Thursday, September 17, 2020

Moving in Crisis

If you have a pretty good predictive model, and you have the resources to establish with relative certainty what direction a complex system will move next, then it certainly pays to divert one's energy in the direction that makes the most sense. The more localized and simplified a system in question, the easier as well.

And swift directional movement tends to further restrict possibility and avenues of action. If you're perched up on a ladder that is beginning to fall, the array of options you have available to you becomes ever more sharply constrained the more the ladder proceeds down the arc of its fall. 

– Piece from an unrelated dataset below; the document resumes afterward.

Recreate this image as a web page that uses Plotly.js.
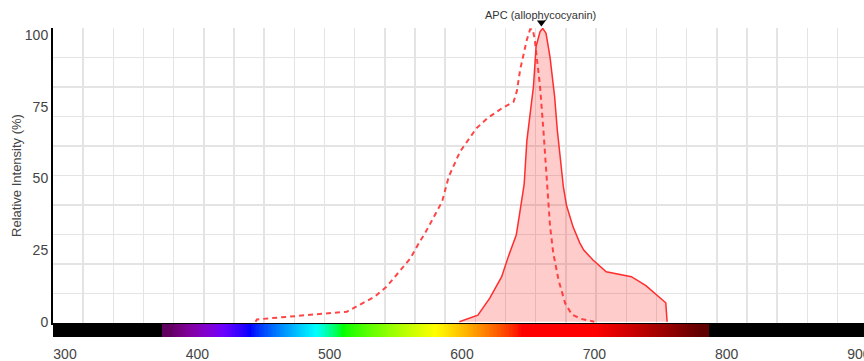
<!DOCTYPE html>
<html>
<head>
<meta charset="utf-8">
<script src="https://cdn.plot.ly/plotly-3.0.1.min.js"></script>
<style>
  html, body { margin: 0; padding: 0; background: #ffffff; }
  #chart { width: 864px; height: 361px; }
</style>
</head>
<body>
<div id="chart"></div>
<script>
// ---- Data ----
const chartTitle = 'APC (allophycocyanin)';
const yTitle = 'Relative Intensity (%)';

// Excitation spectrum (dashed)
const exWl  = [444, 445, 513, 518, 534, 543, 556, 561, 568, 572, 585, 590, 598.5, 611, 619, 630, 639, 641.5, 644, 649, 651.5, 653.5, 655, 659, 661.5, 662.7, 664.5, 666.5, 669, 673, 678, 683, 690, 700];
const exVal = [0, 0.8, 3.5, 4.7, 8.7, 12.2, 19.2, 22.1, 27.9, 30.8, 41.9, 50.6, 59.3, 67.5, 70.9, 74.4, 76.7, 80.5, 88, 98.3, 102, 102, 98.3, 82, 67, 58.7, 47.1, 33.5, 23.9, 14.5, 6.4, 2.5, 1.0, 0];

// Emission spectrum (solid, filled)
const emWl  = [598, 612, 621, 630, 635, 641, 643, 645, 647, 649, 651, 654, 656, 659, 661, 663.5, 666.5, 670, 672, 674, 676.6, 679, 684, 689, 692, 699, 709, 728, 739, 754, 755];
const emVal = [0, 2.3, 8.2, 15.7, 22.7, 30.2, 36, 42.4, 48, 63, 70, 82, 96, 101.2, 102.3, 100.6, 92.4, 78.5, 67, 58.7, 47.1, 40.5, 33, 27.5, 25, 21.5, 17.4, 15.7, 12.6, 6.6, 0];

// Peak marker wavelength
const peakWl = [660];

// Axis ticks
const xTicks = [300, 400, 500, 600, 700, 800, 900];
const yTicks = [0, 25, 50, 75, 100];

// ---- Styling / geometry ----
const xRange = [290.93, 903.8];
const yRange = [-0.45, 102.44];
const gridColor = '#e4e4e4';
const barStart = 374, barEnd = 787;

// Visible spectrum colour (Bruton approximation)
function wlColor(w) {
  let ww = Math.min(780, Math.max(380, w));
  let r = 0, g = 0, b = 0;
  if (ww < 440) { r = -(ww - 440) / 60; b = 1; }
  else if (ww < 490) { g = (ww - 440) / 50; b = 1; }
  else if (ww < 510) { g = 1; b = -(ww - 510) / 20; }
  else if (ww < 580) { r = (ww - 510) / 70; g = 1; }
  else if (ww < 645) { r = 1; g = -(ww - 645) / 65; }
  else { r = 1; }
  let f = 1;
  if (ww < 420) f = 0.3 + 0.7 * (ww - 380) / 40;
  else if (ww > 700) f = 0.3 + 0.7 * (780 - ww) / 80;
  const c = v => v === 0 ? 0 : Math.round(255 * Math.pow(v * f, 0.8));
  return 'rgb(' + c(r) + ',' + c(g) + ',' + c(b) + ')';
}

// Spectrum bar (decorative heatmap)
const zMin = 290, zMax = 905;
const barX = [];
for (let w = zMin; w <= zMax; w += 1) barX.push(w);
const frac = w => (w - zMin) / (zMax - zMin);
const cscale = [[0, '#000000'], [frac(barStart) - 0.0001, '#000000']];
for (let w = barStart; w <= barEnd; w += 2) cscale.push([frac(w), wlColor(w)]);
cscale.push([frac(barEnd) + 0.0001, '#000000']);
cscale.push([1, '#000000']);

const traces = [
  {
    type: 'heatmap', x: barX, z: [barX], xaxis: 'x2', yaxis: 'y2',
    zmin: zMin, zmax: zMax, colorscale: cscale, showscale: false, hoverinfo: 'skip'
  },
  {
    type: 'scatter', mode: 'lines', x: [], y: [], xaxis: 'x', yaxis: 'y3', hoverinfo: 'skip'
  },
  {
    type: 'scatter', mode: 'lines', name: 'Emission', x: emWl, y: emVal,
    line: { color: 'rgb(255,45,45)', width: 1.5 },
    fill: 'tozeroy', fillcolor: 'rgba(255,0,0,0.2)'
  },
  {
    type: 'scatter', mode: 'lines', name: 'Excitation', x: exWl, y: exVal,
    line: { color: 'rgba(255,50,50,0.9)', width: 2, dash: '5px,4px' }
  }
];

const layout = {
  width: 864, height: 361,
  margin: { l: 53, r: 0, t: 28, b: 24, pad: 0 },
  paper_bgcolor: '#ffffff', plot_bgcolor: '#ffffff',
  showlegend: false,
  font: { family: 'Liberation Sans, Arial, sans-serif', color: '#444444' },
  xaxis: {
    domain: [0, 1], anchor: 'y', range: xRange,
    tick0: xRange[0], dtick: 22.8, showticklabels: false, ticks: '',
    showgrid: true, gridcolor: gridColor, gridwidth: 1.5,
    showline: true, linecolor: '#000000', linewidth: 2, zeroline: false, fixedrange: true
  },
  yaxis: {
    domain: [0.0453, 1], anchor: 'x', range: yRange,
    tickmode: 'array', tickvals: yTicks, ticktext: yTicks.map(String),
    showgrid: false, ticks: '', tickfont: { size: 14, color: '#444444' },
    showline: true, linecolor: '#000000', linewidth: 2, zeroline: false,
    title: { text: yTitle, font: { size: 13, color: '#444444' }, standoff: 0 },
    fixedrange: true
  },
  yaxis3: {
    overlaying: 'y', anchor: 'x', side: 'left', range: [0, 10], tick0: 0, dtick: 1,
    showticklabels: false, ticks: '', showgrid: true, gridcolor: gridColor, gridwidth: 1.5,
    zeroline: false, showline: false, fixedrange: true
  },
  xaxis2: {
    domain: [0, 1], anchor: 'y2', range: xRange,
    tickmode: 'array', tickvals: xTicks, ticktext: xTicks.map(String),
    ticks: 'outside', ticklen: 4, tickcolor: 'rgba(0,0,0,0)',
    tickfont: { size: 14, color: '#444444' }, ticklabeloverflow: 'allow',
    showgrid: false, showline: false, zeroline: false, fixedrange: true
  },
  yaxis2: {
    domain: [0, 0.042], anchor: 'x2', range: [-0.5, 0.5], visible: false, fixedrange: true
  },
  shapes: peakWl.map(w => ({
    type: 'path', xref: 'x', yref: 'paper',
    xsizemode: 'pixel', ysizemode: 'pixel', xanchor: w, yanchor: 1,
    path: 'M -4.5 7.5 L 4.5 7.5 L 0 1.5 Z',
    fillcolor: '#000000', line: { width: 0 }, layer: 'above'
  })),
  annotations: [
    {
      text: chartTitle, xref: 'x', yref: 'paper', x: 659.3, y: 1.042,
      xanchor: 'center', yanchor: 'middle', showarrow: false,
      font: { size: 11, color: '#333333' }
    }
  ]
};

Plotly.newPlot('chart', traces, layout, { displayModeBar: false, staticPlot: true });
</script>
</body>
</html>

The more complexity, and the greater breadth and depth of the system you are attempting to anticipate, the more it pays to cultivate a greater variety of practices in response to its movements, so that you have the resources available to further lean into whatever avenue makes the most sense as things become more kinetic, and the actual avenues of action constrict in unpredictable ways. 

Because what is the cost of moving in the wrong direction at the wrong time? One's resources are sunk into a limited avenue that quickly loses its viability, and then you are left with a deficit in one direction, just as a surplus is needed in another. 

If you have failed to understand the nature of a falling tree, and you've already begun moving and your attention is focused elsewhere, and there is a shadow growing over you, the falling tree picks up steam, the window of action is rapidly narrowing, and the trap is closing shut. 

Collectively, it certainly does help to act in a manner that regularly refrains from setting large masses in motion, but it seems that today, that ship has sailed.